● **TASK GOAL**
Pull out every line of the listing below where "that" appears.

[Dataset records]
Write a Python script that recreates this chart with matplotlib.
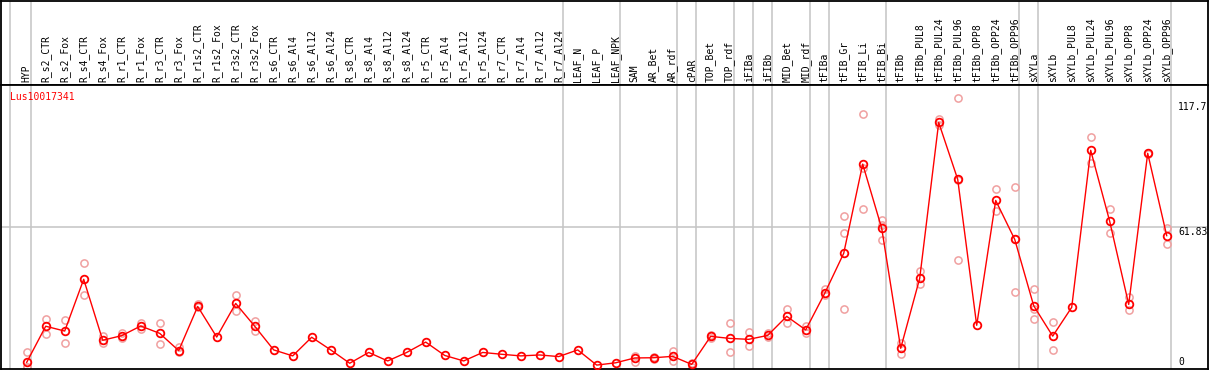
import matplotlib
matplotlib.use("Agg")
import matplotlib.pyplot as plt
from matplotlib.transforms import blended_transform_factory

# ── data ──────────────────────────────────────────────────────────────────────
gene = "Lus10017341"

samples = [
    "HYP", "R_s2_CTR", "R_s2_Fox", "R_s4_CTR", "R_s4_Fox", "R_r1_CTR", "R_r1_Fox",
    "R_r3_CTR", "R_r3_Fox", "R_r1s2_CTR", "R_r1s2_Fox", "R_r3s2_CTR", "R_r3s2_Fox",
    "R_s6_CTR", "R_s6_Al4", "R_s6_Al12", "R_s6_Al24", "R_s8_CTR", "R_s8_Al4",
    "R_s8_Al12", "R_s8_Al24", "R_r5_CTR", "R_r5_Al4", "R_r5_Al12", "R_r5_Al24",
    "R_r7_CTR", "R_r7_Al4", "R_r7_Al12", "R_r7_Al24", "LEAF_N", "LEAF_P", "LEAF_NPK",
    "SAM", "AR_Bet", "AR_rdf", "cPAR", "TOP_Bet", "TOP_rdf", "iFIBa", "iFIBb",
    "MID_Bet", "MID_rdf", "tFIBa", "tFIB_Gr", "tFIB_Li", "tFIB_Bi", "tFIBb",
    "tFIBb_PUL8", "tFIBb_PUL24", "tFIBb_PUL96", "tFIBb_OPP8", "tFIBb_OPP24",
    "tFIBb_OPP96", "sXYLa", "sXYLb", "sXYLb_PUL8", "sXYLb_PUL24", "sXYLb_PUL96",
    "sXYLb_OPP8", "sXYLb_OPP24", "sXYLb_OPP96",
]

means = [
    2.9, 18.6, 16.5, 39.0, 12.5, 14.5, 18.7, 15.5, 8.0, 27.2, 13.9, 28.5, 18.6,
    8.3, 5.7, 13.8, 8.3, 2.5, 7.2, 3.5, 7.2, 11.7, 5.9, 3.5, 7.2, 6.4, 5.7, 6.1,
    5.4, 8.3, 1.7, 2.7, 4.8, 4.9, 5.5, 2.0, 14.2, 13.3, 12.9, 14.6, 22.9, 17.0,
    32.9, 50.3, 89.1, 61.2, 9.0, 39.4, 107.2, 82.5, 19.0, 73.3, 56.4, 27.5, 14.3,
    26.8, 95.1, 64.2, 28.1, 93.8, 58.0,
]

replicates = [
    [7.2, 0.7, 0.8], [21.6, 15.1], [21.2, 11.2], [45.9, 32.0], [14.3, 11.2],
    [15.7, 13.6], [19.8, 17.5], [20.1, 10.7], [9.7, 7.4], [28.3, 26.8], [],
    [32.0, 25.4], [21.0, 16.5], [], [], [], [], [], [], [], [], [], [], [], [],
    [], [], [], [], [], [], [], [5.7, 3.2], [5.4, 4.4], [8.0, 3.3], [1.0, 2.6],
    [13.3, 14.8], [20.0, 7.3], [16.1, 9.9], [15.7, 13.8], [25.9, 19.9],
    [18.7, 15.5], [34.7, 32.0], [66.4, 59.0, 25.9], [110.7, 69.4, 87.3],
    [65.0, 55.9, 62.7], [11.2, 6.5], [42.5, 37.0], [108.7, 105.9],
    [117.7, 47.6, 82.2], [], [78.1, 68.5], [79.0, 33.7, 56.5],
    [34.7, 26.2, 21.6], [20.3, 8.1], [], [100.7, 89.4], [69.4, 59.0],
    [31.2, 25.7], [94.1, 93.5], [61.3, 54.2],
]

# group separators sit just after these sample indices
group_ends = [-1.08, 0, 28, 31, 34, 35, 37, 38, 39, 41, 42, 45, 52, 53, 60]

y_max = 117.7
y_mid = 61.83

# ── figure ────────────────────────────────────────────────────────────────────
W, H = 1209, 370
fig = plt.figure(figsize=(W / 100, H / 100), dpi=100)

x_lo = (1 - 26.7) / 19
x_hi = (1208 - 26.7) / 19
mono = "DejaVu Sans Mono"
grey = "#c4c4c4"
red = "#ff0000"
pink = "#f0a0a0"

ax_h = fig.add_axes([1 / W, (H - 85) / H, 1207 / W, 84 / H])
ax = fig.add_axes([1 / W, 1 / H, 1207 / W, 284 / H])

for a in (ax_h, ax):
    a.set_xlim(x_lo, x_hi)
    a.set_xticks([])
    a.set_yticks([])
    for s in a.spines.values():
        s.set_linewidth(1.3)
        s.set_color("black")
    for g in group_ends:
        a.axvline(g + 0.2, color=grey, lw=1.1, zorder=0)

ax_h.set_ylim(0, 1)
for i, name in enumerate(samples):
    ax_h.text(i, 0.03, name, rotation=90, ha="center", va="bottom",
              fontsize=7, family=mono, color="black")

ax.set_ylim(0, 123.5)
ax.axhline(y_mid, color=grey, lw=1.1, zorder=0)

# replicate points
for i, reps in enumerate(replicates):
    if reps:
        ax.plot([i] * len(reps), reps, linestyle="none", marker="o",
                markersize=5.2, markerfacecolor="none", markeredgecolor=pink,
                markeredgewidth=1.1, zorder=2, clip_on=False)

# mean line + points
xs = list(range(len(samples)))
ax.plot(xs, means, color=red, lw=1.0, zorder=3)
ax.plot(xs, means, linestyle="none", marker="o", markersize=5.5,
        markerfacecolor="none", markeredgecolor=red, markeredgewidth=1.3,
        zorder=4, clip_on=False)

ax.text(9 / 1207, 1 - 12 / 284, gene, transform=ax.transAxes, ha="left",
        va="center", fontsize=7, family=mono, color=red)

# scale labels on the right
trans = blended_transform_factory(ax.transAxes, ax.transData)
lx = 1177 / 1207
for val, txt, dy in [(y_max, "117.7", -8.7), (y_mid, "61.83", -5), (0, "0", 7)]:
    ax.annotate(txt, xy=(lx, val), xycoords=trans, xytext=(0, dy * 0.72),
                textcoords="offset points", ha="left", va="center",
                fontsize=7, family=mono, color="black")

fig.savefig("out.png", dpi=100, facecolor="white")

* * *

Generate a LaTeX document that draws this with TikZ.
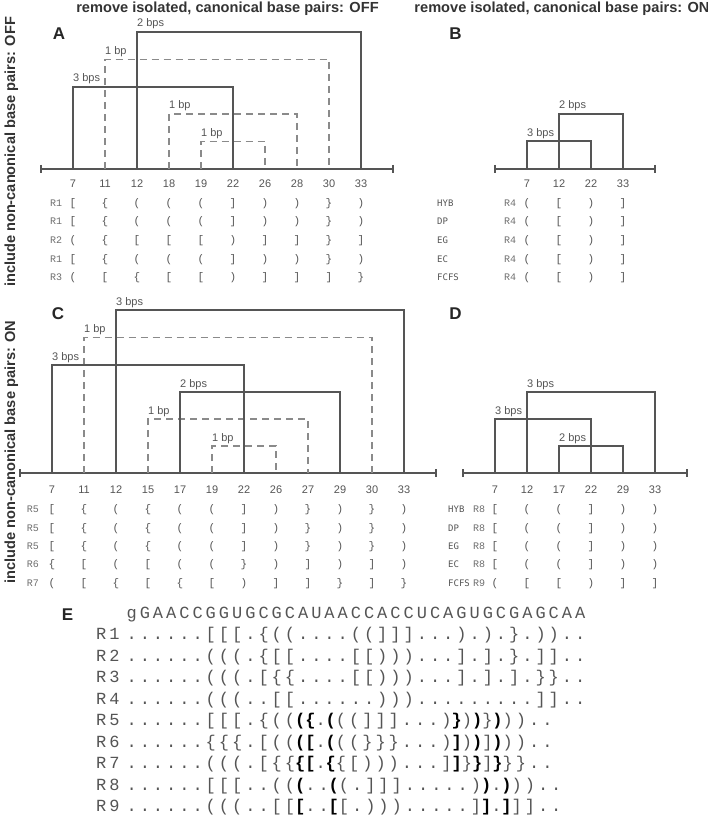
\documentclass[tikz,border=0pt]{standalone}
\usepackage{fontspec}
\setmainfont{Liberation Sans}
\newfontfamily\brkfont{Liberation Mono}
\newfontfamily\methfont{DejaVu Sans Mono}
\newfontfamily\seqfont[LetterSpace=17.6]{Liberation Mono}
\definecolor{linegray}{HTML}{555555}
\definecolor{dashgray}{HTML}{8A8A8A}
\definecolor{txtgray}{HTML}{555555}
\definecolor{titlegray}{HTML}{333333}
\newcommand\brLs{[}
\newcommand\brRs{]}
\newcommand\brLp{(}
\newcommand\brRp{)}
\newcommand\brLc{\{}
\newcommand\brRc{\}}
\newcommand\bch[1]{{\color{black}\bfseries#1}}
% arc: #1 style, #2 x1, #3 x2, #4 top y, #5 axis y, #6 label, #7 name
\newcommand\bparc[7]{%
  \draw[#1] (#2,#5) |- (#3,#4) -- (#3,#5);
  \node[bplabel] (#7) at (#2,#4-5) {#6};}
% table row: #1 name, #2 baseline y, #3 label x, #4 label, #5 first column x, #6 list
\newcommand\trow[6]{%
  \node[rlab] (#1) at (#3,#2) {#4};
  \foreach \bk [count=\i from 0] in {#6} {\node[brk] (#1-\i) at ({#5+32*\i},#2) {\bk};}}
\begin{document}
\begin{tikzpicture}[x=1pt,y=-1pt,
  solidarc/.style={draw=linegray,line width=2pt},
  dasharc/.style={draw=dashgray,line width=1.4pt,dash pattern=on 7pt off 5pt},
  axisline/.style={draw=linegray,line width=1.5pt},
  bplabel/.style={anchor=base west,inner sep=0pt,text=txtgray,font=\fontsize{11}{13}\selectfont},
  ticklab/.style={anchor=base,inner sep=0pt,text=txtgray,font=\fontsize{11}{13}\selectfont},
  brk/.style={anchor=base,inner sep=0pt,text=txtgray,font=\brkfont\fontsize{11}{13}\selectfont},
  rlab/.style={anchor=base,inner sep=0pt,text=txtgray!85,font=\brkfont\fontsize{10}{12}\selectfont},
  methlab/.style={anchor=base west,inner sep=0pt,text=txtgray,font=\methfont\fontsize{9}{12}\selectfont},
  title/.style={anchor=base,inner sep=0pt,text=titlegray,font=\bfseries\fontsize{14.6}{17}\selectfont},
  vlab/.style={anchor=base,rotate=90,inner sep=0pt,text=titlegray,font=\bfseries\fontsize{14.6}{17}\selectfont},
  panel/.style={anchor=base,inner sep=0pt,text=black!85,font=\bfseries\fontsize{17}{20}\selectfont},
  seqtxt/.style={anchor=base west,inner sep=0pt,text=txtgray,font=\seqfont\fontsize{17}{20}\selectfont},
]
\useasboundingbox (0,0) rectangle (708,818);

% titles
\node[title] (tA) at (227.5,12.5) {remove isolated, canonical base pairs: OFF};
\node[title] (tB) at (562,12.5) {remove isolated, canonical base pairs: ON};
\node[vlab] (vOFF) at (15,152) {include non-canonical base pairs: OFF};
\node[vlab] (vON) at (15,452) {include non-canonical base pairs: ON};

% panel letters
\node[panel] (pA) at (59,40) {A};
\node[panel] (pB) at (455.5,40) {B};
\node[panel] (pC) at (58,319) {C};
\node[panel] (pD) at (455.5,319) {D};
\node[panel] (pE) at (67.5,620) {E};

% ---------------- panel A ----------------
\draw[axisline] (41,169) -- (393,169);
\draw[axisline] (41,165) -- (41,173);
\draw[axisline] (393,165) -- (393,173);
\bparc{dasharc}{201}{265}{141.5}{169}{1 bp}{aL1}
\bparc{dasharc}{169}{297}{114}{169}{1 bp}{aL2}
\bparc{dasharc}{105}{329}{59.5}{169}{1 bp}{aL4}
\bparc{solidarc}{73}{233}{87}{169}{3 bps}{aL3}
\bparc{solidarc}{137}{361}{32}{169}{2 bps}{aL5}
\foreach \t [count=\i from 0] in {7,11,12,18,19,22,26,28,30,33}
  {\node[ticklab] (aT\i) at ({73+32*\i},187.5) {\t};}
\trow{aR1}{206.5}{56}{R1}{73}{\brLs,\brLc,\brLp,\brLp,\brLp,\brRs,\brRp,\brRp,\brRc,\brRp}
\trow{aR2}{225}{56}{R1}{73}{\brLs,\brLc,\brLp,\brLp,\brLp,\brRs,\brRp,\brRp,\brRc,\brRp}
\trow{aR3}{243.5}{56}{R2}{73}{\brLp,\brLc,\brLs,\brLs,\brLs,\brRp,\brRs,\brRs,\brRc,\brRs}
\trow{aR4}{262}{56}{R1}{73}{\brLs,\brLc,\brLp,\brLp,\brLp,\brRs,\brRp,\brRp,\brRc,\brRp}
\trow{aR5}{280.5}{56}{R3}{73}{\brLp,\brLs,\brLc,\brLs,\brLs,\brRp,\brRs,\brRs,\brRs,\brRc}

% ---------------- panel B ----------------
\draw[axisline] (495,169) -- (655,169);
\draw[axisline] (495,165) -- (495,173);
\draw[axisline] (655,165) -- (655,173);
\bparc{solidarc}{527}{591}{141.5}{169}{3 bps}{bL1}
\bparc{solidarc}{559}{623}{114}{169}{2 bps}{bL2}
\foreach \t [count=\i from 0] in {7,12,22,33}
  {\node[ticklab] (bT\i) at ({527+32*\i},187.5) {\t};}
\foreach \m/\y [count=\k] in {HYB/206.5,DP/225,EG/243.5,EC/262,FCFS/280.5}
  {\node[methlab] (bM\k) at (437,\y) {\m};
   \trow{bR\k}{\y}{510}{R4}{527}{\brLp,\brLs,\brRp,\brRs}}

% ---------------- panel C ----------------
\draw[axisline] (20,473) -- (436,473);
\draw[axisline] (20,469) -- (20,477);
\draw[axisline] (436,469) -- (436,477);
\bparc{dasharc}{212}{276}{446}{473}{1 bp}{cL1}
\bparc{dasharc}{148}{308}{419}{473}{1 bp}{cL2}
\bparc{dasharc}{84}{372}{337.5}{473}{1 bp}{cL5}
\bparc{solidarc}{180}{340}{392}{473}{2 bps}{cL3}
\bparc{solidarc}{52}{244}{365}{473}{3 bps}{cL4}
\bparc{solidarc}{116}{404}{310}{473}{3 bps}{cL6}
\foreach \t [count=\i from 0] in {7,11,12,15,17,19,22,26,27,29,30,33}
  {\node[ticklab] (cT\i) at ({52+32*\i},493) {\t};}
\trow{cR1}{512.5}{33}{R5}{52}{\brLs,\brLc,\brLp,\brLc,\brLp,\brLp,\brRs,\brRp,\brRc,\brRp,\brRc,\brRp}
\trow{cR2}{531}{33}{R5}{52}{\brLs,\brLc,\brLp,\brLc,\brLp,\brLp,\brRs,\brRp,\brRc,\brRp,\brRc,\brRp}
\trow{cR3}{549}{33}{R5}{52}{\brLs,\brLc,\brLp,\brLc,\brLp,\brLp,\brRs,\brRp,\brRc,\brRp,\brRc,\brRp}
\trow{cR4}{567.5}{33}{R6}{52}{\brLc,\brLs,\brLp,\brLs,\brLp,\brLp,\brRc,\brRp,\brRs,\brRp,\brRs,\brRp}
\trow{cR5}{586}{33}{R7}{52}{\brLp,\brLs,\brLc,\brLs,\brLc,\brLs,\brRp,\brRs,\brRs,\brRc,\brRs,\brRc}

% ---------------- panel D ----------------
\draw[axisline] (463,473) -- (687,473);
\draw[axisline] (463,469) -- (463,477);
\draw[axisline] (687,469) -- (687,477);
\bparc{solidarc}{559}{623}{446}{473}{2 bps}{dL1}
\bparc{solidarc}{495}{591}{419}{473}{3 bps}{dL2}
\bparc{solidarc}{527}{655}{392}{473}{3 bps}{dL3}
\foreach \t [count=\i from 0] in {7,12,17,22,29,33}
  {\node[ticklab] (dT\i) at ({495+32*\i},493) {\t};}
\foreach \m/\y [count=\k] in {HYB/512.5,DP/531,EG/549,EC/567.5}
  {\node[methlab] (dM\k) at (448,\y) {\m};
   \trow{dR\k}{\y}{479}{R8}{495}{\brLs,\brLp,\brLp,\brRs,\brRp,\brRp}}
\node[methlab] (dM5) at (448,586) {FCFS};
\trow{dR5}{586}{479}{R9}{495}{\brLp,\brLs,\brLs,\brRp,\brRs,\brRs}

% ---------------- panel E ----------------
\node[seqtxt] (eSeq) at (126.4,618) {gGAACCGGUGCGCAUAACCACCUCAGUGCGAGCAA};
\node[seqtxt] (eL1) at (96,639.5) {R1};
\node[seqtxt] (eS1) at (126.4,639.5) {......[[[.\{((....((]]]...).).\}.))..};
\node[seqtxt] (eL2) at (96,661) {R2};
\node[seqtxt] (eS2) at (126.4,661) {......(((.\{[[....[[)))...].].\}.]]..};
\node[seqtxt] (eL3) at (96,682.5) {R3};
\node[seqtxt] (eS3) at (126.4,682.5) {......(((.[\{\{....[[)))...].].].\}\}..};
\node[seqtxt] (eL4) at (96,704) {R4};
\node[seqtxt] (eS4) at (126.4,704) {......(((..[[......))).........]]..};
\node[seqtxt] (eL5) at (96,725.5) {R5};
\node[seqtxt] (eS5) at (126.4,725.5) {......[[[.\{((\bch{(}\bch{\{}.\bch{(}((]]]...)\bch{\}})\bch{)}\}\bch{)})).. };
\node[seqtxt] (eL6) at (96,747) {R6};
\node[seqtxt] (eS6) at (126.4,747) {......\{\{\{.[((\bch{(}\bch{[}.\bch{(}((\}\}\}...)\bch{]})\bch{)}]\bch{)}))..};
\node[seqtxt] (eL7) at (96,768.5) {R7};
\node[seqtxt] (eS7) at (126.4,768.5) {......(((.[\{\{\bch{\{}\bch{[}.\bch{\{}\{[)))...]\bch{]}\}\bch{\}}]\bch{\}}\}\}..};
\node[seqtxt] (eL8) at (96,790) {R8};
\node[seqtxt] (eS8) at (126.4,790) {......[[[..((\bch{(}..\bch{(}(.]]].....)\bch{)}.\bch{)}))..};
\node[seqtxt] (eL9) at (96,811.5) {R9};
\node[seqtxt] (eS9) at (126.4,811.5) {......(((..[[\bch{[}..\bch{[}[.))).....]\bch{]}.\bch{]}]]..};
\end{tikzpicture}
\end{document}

● **WRITTEN SOLUTION**
Write a Python script that recreates this chart with matplotlib.
Generate a LaTeX document that draws this with TikZ.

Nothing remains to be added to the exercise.